Direction | Starting at the top of the listing, extract every line up to and including the one with "0.000175, 0.00001, 0.000274];". Pictures stay out of the copy.

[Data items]

┄┄┄┄┄┄

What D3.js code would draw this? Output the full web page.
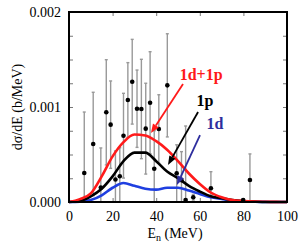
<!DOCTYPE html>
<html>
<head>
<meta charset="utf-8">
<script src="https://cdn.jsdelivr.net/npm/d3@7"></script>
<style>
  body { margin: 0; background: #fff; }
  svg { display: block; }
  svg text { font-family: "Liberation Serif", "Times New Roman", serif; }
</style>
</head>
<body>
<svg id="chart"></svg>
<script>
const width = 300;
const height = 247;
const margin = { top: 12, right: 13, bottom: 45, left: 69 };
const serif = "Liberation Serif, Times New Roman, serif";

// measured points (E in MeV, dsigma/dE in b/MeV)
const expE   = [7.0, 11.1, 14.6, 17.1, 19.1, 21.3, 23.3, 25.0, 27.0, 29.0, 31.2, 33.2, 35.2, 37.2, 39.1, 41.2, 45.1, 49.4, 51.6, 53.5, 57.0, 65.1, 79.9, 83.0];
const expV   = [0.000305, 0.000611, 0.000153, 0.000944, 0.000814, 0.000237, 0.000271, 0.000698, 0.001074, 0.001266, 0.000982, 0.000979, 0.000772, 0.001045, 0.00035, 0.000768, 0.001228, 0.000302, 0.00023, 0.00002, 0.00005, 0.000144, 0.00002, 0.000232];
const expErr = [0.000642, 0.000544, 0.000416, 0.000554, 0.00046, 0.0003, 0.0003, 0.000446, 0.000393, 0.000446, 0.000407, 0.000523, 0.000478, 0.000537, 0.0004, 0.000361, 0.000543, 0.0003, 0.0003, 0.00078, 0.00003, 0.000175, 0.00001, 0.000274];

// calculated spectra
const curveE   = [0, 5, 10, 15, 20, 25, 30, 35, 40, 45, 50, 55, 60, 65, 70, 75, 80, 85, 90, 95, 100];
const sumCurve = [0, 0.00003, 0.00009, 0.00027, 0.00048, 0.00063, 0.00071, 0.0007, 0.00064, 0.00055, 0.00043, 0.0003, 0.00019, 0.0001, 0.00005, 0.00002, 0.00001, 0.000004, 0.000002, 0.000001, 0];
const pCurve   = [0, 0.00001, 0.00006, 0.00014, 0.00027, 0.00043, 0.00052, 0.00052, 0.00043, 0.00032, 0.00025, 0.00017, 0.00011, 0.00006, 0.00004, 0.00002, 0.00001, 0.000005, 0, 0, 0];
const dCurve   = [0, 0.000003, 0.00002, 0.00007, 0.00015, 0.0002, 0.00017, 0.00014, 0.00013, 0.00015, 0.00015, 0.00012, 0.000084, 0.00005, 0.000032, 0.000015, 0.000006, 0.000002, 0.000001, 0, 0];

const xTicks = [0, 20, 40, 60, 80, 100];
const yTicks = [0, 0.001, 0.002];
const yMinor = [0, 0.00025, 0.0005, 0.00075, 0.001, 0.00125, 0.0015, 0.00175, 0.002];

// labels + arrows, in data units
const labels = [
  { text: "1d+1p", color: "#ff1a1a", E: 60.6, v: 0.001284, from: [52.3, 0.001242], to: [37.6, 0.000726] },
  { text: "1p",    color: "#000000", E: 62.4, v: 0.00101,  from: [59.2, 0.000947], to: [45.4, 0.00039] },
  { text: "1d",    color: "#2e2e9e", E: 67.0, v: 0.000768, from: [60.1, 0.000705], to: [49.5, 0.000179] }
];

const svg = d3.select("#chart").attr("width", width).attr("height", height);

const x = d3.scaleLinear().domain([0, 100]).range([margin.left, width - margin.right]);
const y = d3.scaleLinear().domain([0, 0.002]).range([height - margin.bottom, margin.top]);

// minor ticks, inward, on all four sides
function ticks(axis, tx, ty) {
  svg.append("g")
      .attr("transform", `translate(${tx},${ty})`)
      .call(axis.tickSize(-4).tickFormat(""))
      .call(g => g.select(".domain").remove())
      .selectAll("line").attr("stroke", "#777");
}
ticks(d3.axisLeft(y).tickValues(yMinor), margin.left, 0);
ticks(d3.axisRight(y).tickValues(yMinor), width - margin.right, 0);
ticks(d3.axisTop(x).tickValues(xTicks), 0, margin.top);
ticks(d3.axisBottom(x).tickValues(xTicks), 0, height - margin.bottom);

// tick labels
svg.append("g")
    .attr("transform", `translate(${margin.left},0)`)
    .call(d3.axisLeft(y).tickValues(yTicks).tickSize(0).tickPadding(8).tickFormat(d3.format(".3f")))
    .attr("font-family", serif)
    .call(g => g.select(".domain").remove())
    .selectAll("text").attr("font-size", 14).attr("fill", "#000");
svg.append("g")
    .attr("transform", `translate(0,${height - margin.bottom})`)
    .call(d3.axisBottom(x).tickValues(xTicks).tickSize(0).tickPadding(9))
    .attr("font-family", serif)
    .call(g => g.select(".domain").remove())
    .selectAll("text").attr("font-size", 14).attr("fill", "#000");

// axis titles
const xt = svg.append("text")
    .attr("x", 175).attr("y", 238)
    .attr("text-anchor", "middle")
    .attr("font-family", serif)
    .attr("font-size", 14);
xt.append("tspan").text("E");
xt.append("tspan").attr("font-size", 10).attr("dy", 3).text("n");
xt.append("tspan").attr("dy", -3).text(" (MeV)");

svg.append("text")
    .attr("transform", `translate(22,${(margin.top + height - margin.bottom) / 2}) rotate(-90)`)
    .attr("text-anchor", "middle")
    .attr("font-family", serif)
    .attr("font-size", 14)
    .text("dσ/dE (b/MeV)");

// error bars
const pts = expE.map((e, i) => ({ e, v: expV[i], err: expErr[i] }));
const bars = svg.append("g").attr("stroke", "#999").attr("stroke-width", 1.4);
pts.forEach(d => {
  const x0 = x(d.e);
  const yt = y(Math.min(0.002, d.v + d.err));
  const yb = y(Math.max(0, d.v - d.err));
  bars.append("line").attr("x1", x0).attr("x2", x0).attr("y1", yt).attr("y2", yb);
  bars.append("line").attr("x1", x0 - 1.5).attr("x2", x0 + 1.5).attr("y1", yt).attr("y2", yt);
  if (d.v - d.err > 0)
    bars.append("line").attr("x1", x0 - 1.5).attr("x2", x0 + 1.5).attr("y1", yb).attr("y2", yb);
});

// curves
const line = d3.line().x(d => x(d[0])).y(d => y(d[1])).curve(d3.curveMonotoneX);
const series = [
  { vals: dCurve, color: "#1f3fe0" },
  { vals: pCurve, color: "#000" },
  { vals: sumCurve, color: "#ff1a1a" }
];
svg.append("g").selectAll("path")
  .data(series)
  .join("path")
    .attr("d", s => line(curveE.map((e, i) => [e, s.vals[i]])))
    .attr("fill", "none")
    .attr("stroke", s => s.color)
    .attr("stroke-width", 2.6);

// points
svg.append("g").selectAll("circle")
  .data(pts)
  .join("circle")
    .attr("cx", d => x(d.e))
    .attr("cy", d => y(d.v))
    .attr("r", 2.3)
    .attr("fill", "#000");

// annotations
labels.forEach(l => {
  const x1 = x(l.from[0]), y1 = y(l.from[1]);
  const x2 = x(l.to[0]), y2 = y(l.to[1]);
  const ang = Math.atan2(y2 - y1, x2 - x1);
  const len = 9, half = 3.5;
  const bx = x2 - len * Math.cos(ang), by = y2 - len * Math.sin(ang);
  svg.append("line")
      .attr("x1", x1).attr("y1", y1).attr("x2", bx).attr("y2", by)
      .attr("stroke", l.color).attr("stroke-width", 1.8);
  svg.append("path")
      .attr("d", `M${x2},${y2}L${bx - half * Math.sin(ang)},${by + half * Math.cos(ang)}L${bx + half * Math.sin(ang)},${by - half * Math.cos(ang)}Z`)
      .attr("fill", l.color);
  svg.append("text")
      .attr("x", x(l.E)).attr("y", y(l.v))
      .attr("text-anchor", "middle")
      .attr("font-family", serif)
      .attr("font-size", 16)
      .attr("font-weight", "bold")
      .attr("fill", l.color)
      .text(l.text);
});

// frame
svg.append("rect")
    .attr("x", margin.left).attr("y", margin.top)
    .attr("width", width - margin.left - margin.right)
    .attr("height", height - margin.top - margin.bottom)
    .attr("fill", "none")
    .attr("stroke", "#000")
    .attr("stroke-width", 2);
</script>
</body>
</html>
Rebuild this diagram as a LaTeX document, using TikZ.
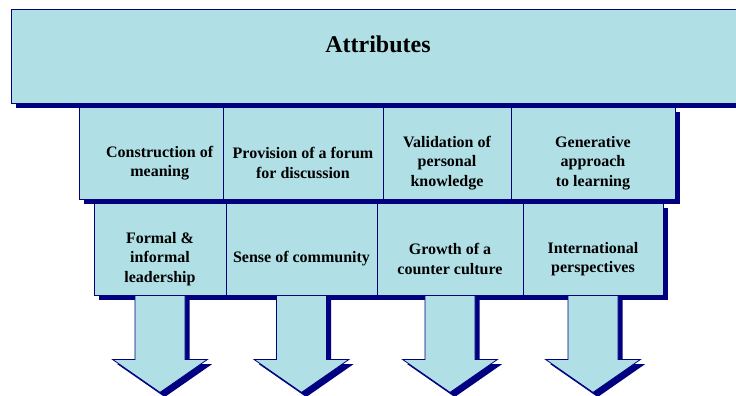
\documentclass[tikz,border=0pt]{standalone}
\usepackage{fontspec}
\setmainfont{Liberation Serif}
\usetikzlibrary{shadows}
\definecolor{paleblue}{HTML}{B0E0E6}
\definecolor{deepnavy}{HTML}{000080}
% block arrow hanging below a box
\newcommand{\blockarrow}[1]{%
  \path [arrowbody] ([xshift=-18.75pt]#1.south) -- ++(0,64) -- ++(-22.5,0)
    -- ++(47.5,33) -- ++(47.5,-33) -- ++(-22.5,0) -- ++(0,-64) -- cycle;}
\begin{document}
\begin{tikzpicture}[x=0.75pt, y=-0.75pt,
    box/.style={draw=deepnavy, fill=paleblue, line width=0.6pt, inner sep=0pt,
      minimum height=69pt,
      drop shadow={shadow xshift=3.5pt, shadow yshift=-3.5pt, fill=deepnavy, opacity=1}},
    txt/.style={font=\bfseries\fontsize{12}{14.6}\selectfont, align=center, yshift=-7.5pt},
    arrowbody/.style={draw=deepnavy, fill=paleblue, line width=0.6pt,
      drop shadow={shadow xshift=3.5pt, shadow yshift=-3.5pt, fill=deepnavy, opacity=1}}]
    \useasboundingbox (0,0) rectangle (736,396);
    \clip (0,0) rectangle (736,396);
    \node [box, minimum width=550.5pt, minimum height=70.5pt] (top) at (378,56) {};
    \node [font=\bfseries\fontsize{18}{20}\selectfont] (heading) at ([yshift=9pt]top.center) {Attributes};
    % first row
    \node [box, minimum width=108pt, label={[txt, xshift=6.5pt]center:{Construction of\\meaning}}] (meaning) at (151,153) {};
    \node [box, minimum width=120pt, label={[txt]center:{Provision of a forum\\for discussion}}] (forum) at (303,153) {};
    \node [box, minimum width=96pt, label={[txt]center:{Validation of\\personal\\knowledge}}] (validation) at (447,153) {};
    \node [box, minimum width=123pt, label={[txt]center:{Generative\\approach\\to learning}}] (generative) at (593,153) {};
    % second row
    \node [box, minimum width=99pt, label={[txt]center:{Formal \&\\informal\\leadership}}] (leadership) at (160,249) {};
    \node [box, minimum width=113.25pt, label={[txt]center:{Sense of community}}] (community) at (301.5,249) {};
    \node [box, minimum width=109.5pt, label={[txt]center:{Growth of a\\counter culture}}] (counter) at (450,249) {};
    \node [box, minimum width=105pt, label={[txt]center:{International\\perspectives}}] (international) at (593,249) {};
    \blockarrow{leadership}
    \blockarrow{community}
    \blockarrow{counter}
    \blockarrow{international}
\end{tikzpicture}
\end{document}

┄┄┄┄┄┄

Full solution |
What D3.js code would draw this? Output the full web page.
<!DOCTYPE html>
<html>
<head>
<meta charset="utf-8">
<script src="https://cdn.jsdelivr.net/npm/d3@7"></script>
<style>
  body { margin: 0; background: #fff; }
  svg { display: block; }
  svg text { font-family: "Liberation Serif", "Times New Roman", serif; }
</style>
</head>
<body>
<svg id="chart"></svg>
<script>
const width = 300;
const height = 247;
const margin = { top: 12, right: 13, bottom: 45, left: 69 };
const serif = "Liberation Serif, Times New Roman, serif";

// measured points (E in MeV, dsigma/dE in b/MeV)
const expE   = [7.0, 11.1, 14.6, 17.1, 19.1, 21.3, 23.3, 25.0, 27.0, 29.0, 31.2, 33.2, 35.2, 37.2, 39.1, 41.2, 45.1, 49.4, 51.6, 53.5, 57.0, 65.1, 79.9, 83.0];
const expV   = [0.000305, 0.000611, 0.000153, 0.000944, 0.000814, 0.000237, 0.000271, 0.000698, 0.001074, 0.001266, 0.000982, 0.000979, 0.000772, 0.001045, 0.00035, 0.000768, 0.001228, 0.000302, 0.00023, 0.00002, 0.00005, 0.000144, 0.00002, 0.000232];
const expErr = [0.000642, 0.000544, 0.000416, 0.000554, 0.00046, 0.0003, 0.0003, 0.000446, 0.000393, 0.000446, 0.000407, 0.000523, 0.000478, 0.000537, 0.0004, 0.000361, 0.000543, 0.0003, 0.0003, 0.00078, 0.00003, 0.000175, 0.00001, 0.000274];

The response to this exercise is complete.